Start of Given data

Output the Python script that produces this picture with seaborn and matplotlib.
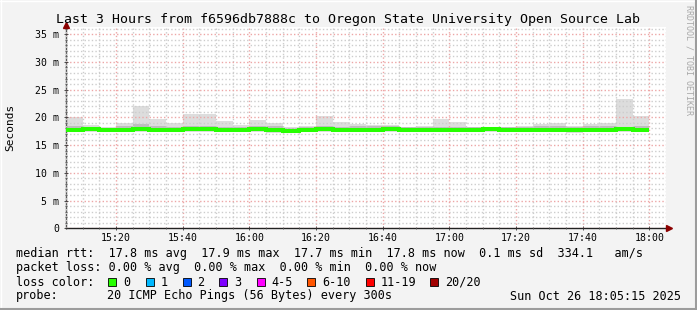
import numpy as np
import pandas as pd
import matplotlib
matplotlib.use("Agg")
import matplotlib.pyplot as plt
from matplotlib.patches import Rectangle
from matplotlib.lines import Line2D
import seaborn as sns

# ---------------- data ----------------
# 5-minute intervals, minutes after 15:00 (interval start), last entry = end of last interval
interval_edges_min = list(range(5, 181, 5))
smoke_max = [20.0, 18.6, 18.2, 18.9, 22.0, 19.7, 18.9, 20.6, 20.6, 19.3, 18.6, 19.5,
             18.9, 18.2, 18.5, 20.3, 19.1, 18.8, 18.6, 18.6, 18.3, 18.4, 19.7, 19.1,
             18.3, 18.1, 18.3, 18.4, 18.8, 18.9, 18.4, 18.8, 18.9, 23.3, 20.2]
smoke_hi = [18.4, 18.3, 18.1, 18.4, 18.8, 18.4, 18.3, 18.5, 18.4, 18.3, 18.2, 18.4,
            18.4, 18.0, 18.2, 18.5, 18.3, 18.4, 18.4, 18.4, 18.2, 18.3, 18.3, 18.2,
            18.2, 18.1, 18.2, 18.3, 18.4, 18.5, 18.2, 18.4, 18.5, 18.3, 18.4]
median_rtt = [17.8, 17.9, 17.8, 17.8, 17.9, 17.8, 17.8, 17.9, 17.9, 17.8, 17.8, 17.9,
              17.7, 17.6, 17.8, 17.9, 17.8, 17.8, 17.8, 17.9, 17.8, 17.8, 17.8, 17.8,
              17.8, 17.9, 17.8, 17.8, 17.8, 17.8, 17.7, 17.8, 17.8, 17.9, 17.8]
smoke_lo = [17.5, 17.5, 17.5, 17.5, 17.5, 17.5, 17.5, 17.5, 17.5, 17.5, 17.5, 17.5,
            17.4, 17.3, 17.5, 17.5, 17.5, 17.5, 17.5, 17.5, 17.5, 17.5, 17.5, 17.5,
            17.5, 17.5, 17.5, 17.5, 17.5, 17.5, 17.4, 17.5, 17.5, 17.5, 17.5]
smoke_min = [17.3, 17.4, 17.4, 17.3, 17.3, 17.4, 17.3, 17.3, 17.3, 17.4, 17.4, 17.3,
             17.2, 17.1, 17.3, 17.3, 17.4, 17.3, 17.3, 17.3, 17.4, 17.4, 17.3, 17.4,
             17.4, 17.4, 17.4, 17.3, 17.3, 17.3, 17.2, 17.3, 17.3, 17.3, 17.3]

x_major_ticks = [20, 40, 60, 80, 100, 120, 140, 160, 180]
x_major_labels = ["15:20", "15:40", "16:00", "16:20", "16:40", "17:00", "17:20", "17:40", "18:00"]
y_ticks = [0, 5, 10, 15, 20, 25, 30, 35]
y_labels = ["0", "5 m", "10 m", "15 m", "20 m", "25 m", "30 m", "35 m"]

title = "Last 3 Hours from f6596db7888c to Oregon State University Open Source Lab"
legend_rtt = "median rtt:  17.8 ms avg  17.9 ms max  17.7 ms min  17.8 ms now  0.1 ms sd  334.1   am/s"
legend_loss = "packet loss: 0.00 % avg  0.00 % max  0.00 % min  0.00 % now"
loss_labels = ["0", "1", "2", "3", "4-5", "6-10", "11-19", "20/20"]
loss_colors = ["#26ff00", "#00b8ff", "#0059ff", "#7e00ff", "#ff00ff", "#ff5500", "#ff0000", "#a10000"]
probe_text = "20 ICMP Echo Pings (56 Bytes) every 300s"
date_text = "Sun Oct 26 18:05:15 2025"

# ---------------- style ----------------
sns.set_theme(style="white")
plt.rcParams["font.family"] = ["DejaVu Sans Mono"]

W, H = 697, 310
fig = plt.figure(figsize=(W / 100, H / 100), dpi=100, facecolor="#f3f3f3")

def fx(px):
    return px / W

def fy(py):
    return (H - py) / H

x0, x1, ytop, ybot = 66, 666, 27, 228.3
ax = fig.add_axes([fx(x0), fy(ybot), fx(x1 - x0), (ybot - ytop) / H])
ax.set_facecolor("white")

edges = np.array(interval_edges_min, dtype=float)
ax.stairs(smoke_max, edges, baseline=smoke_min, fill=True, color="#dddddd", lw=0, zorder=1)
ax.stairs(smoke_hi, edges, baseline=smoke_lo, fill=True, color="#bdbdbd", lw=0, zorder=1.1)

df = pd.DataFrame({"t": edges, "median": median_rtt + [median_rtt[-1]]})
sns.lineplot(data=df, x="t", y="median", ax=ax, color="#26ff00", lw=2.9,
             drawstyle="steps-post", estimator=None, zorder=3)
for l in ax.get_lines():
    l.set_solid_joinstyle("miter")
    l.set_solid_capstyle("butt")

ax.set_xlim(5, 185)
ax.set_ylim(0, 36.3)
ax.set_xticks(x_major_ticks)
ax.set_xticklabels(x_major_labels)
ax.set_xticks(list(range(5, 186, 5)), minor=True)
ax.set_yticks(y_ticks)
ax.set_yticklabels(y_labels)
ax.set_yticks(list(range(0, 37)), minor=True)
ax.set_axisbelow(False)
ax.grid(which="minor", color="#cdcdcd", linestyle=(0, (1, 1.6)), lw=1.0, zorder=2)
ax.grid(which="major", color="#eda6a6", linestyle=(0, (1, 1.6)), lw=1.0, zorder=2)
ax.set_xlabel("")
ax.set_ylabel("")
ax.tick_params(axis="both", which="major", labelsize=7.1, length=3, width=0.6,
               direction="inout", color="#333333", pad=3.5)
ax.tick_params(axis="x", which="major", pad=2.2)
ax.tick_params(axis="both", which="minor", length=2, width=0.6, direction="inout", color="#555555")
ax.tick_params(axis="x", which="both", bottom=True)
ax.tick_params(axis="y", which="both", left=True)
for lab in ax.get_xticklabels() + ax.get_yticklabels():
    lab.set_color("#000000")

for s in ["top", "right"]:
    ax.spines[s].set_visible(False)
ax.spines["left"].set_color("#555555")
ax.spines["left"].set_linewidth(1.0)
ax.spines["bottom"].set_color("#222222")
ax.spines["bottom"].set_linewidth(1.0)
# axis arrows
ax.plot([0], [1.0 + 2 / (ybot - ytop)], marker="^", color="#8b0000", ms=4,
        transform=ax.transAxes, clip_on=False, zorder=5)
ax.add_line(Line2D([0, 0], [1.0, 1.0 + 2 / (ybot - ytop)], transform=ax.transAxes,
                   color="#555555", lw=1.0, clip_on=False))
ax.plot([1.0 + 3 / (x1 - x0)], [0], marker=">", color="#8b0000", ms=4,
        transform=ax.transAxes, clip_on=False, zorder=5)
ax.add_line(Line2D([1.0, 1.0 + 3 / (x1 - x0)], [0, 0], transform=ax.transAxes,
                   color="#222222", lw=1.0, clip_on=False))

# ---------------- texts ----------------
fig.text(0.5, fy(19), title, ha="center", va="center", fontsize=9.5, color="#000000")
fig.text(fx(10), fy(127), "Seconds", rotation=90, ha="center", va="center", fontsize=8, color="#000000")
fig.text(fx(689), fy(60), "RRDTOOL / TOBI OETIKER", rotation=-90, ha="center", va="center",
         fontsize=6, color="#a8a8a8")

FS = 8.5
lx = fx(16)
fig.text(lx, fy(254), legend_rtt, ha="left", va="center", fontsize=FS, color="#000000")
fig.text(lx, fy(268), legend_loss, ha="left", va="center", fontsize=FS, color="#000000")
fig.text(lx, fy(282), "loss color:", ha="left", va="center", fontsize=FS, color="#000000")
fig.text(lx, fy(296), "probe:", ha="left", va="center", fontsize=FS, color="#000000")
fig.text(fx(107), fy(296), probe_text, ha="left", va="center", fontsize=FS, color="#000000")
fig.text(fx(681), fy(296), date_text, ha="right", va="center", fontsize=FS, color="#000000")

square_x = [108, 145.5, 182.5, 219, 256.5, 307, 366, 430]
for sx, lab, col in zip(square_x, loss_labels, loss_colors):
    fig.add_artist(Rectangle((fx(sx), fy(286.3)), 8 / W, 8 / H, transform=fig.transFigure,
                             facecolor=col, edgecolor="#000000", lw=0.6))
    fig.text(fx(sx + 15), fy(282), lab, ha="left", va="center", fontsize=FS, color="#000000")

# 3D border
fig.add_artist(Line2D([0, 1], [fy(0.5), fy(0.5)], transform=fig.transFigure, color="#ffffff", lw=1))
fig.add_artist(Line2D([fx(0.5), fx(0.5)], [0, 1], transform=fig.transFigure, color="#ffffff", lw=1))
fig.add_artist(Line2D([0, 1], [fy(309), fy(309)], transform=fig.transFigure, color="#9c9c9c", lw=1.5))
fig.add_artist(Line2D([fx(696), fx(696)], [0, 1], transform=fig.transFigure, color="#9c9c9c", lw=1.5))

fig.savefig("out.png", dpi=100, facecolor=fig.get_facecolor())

End of Given data

--- Task goal ---
Starting at the first line of the material, output exactly the lines up to and including the one with "import seaborn as sns". Do not include the pictures.

--- Reply to the task ---
Output the Python script that produces this picture with seaborn and matplotlib.
import numpy as np
import pandas as pd
import matplotlib
matplotlib.use("Agg")
import matplotlib.pyplot as plt
from matplotlib.patches import Rectangle
from matplotlib.lines import Line2D
import seaborn as sns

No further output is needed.